Ein durch Klimaanlage wahrlich eisgekühlter Transporter fährt uns durch das riesige Industriegebiet der Stadt ins Zentrum zur berühmten Oper, die die Kautschukbarone 1896 in ihrem Geldwahn nach dem Vorbild der Pariser Oper hier erbauen liessen. Nachdem die Engländer trotz aller Strafandrohungen Kautschuksamen nach Asien geschafft hatten und es dort gelungen ist, Kautschuk in Plantagen anzubauen, brach hier am Amazonas der Kautschukboom total zusammen. Die einstmals reichste Stadt der Welt wurde bedeutungslos und verkam. Auch die Oper stand bald leer und verfiel zusehends. Erst vor etwa 10 Jahren wurde sie aufwendig restauriert, und heute finden täglich Aufführungen aller Art statt, die entweder kostenlos oder sehr preiswert sind, damit auch die arme Bevölkerung am kulturellen Leben teilhaben kann.

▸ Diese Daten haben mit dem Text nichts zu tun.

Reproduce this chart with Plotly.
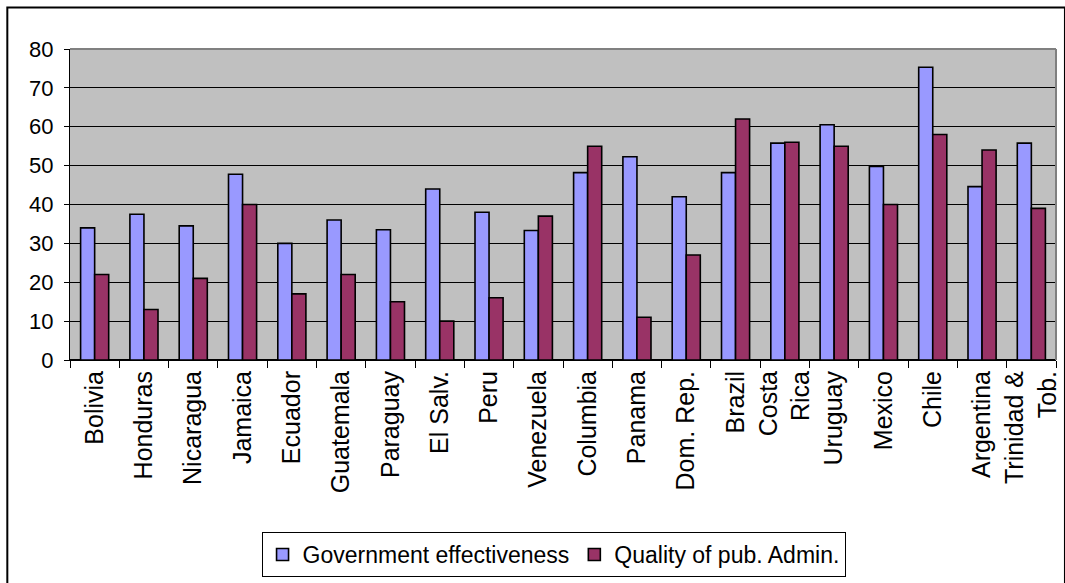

Wir bewundern dieses Prachtgebäude ausgiebig. Allein die phantastischen Kronleuchter sind schon Schmuckstücke, dann auch die herrlichen Marmörböden und die Deckengemälde. Ausgerüstet mit Filzpantoffeln schlurfen wir über die wunderschönen Holzmosaike. Alles wurde in Europa hergestellt und nach hier geschafft. Was für ein Aufwand! Die Primaballerina Margot Fonteyn hatte hier ihren letzten öffentlichen Auftritt mit „Giselle". Ihre Ballettschuhe hat sie danach diesem Opernhaus geschenkt. Ihre zierlichen Schühchen von vielleicht Grösse 34/35 sind in einer Glasvitrine anzuschauen.

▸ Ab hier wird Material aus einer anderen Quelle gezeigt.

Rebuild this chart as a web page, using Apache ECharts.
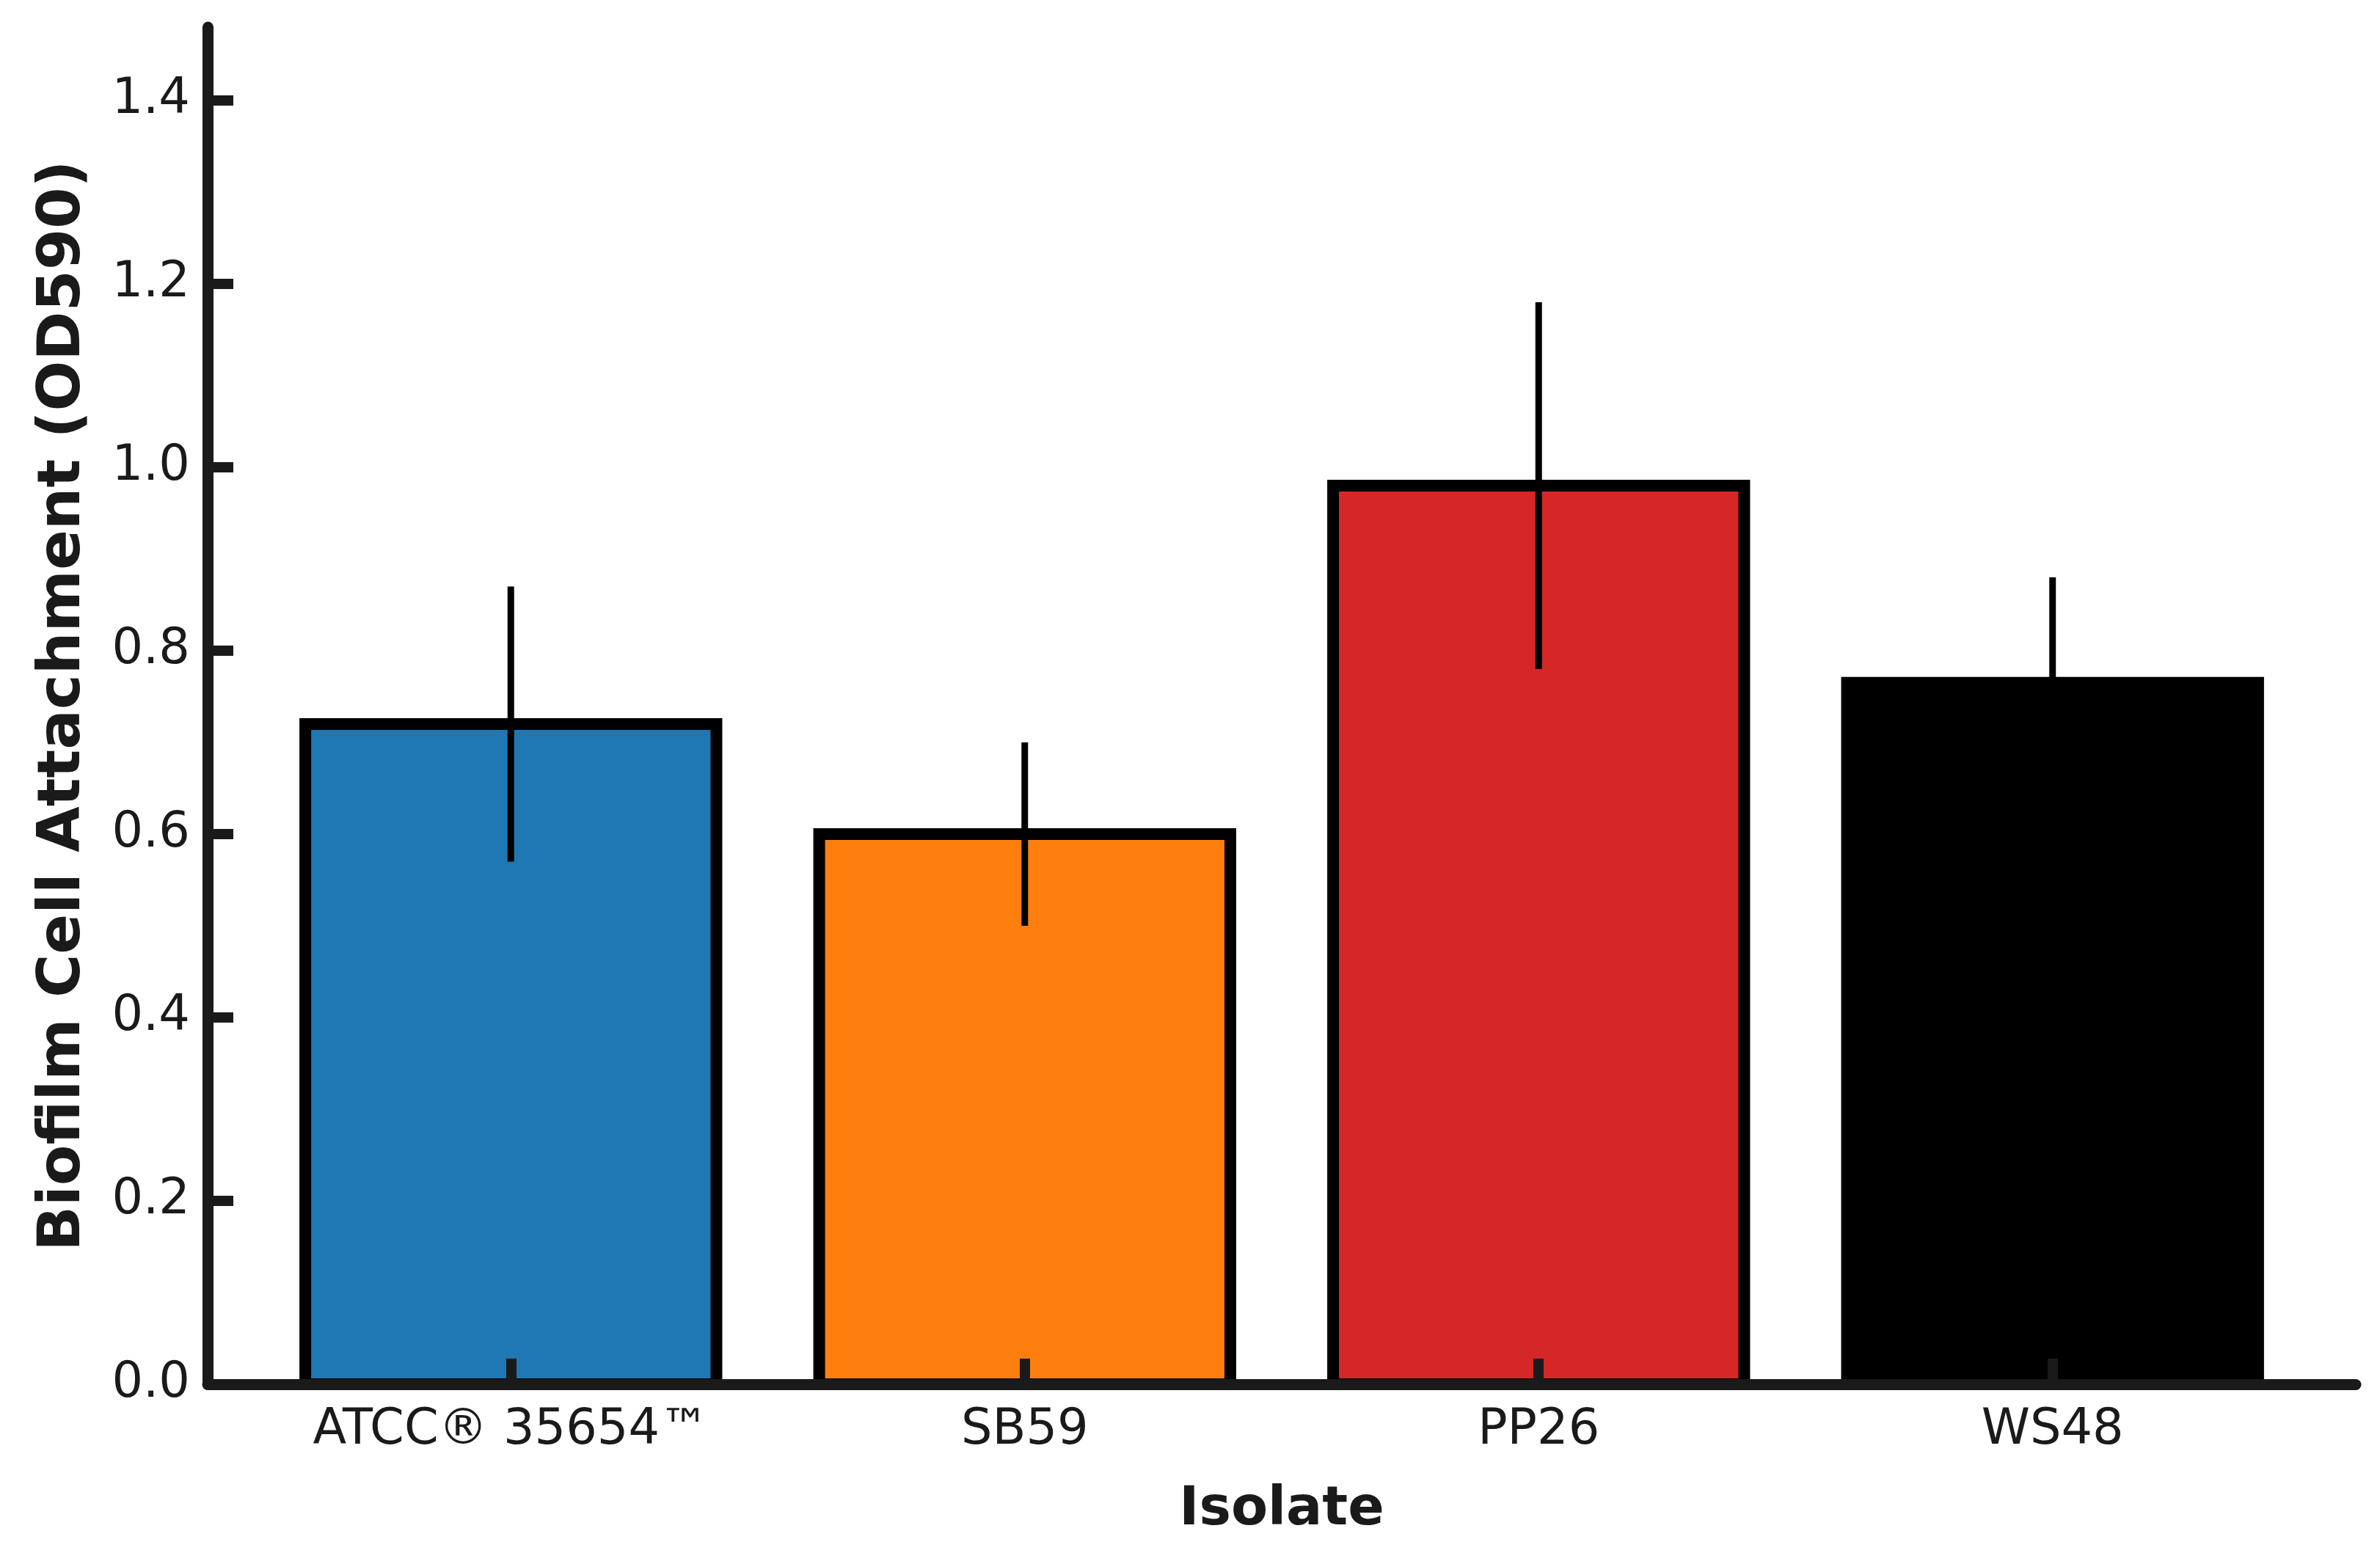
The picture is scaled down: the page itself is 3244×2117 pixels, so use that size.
<!DOCTYPE html>
<html>
<head>
<meta charset="utf-8">
<script src="https://cdn.jsdelivr.net/npm/echarts@6/dist/echarts.min.js"></script>
<style>
	html, body { margin: 0; padding: 0; background: #fff; }
	#chart { width: 3244px; height: 2117px; }
</style>
</head>
<body>
<div id="chart"></div>
<script>
var isolates = ['ATCC® 35654™', 'SB59', 'PP26', 'WS48'];
var means = [0.72, 0.60, 0.98, 0.765];
var errors = [0.15, 0.10, 0.20, 0.115];
var barColors = ['#1f77b4', '#ff7f0e', '#d62728', '#000000'];
var yTicks = [0, 0.2, 0.4, 0.6, 0.8, 1.0, 1.2, 1.4];
var xTicks = [0, 1, 2, 3];

var font = 'DejaVu Sans';
var axisColor = '#1a1a1a';

var barData = [];
var errData = [];
for(var i = 0; i < isolates.length; i++){
	barData.push([i, means[i]]);
	errData.push([i, means[i] - errors[i], means[i] + errors[i]]);
}

var chart = echarts.init(document.getElementById('chart'));

chart.setOption({
	animation: false,
	backgroundColor: '#ffffff',
	grid: {
		left: 283,
		right: 33,
		top: 37,
		bottom: 230
	},
	xAxis: {
		type: 'value',
		min: -0.59,
		max: 3.59,
		z: 8,
		splitLine: { show: false },
		axisLine: { lineStyle: { color: axisColor, width: 15 } },
		axisTick: {
			customValues: xTicks,
			inside: true,
			length: 35,
			lineStyle: { color: axisColor, width: 14 }
		},
		axisLabel: {
			customValues: xTicks,
			margin: 30,
			fontFamily: font,
			fontSize: 67,
			color: axisColor,
			formatter: function(value){
				return isolates[Math.round(value)];
			}
		},
		name: 'Isolate',
		nameLocation: 'middle',
		nameGap: 136,
		nameTextStyle: {
			fontFamily: font,
			fontSize: 73,
			fontWeight: 'bold',
			color: axisColor
		}
	},
	yAxis: {
		type: 'value',
		min: 0,
		max: 1.48,
		z: 8,
		splitLine: { show: false },
		axisLine: { onZero: false, lineStyle: { color: axisColor, width: 15 } },
		axisTick: {
			customValues: yTicks,
			inside: true,
			length: 35,
			lineStyle: { color: axisColor, width: 14 }
		},
		axisLabel: {
			customValues: yTicks,
			margin: 24,
			fontFamily: font,
			fontSize: 67,
			color: axisColor,
			formatter: function(value){
				return value.toFixed(1);
			}
		},
		name: 'Biofilm Cell Attachment (OD590)',
		nameLocation: 'middle',
		nameGap: 156,
		nameTextStyle: {
			fontFamily: font,
			fontSize: 81,
			fontWeight: 'bold',
			color: axisColor
		}
	},
	series: [
		{
			// bars with black edge
			type: 'custom',
			data: barData,
			z: 2,
			renderItem: function(params, api){
				var idx = params.dataIndex;
				var topLeft = api.coord([api.value(0) - 0.4, api.value(1)]);
				var bottomRight = api.coord([api.value(0) + 0.4, 0]);
				return {
					type: 'rect',
					shape: {
						x: topLeft[0],
						y: topLeft[1],
						width: bottomRight[0] - topLeft[0],
						height: bottomRight[1] - topLeft[1]
					},
					style: {
						fill: barColors[idx],
						stroke: '#000000',
						lineWidth: 16
					}
				};
			}
		},
		{
			// error bars, no caps
			type: 'custom',
			data: errData,
			z: 5,
			renderItem: function(params, api){
				var low = api.coord([api.value(0), api.value(1)]);
				var high = api.coord([api.value(0), api.value(2)]);
				return {
					type: 'line',
					shape: { x1: low[0], y1: low[1], x2: high[0], y2: high[1] },
					style: { stroke: '#000000', lineWidth: 9 }
				};
			}
		}
	]
});
</script>
</body>
</html>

Nach einem Espresso im Café der Oper fahren wir weiter, um die Prachtvilla des deutschen Kautschukbarons Waldemar Scholz von aussen anzuschauen. Wahrlich ein eindrucksvoller Palast ist das und bis heute sehr schön erhalten.

Heinz informiert uns sehr nett und in genau richtigem Masse über alles Interessante. So zum Beispiel auch darüber, dass so nach und nach die Favelas (Slums) abgerissen werden, nachdem man den Bewohnern kostenlose Wohnungen gegeben hat, die ebenfalls staatlich finanziert werden. Wo gibt es so was sonst noch? In Manaus gibt es auch keine Strassenkinder mehr. Sie wurden alle aufgegriffen und ihren Eltern zurück gebracht mit der Auflage, die Kinder in die Schule zu schicken. Dafür erhalten die Eltern ein halbes durchschnittliches Gehalt vom Staat. Der Schulbesuch dieser Kinder wird regelmässig überprüft. Auf diese Weise haben die Kinder eine echte Zukunftschance.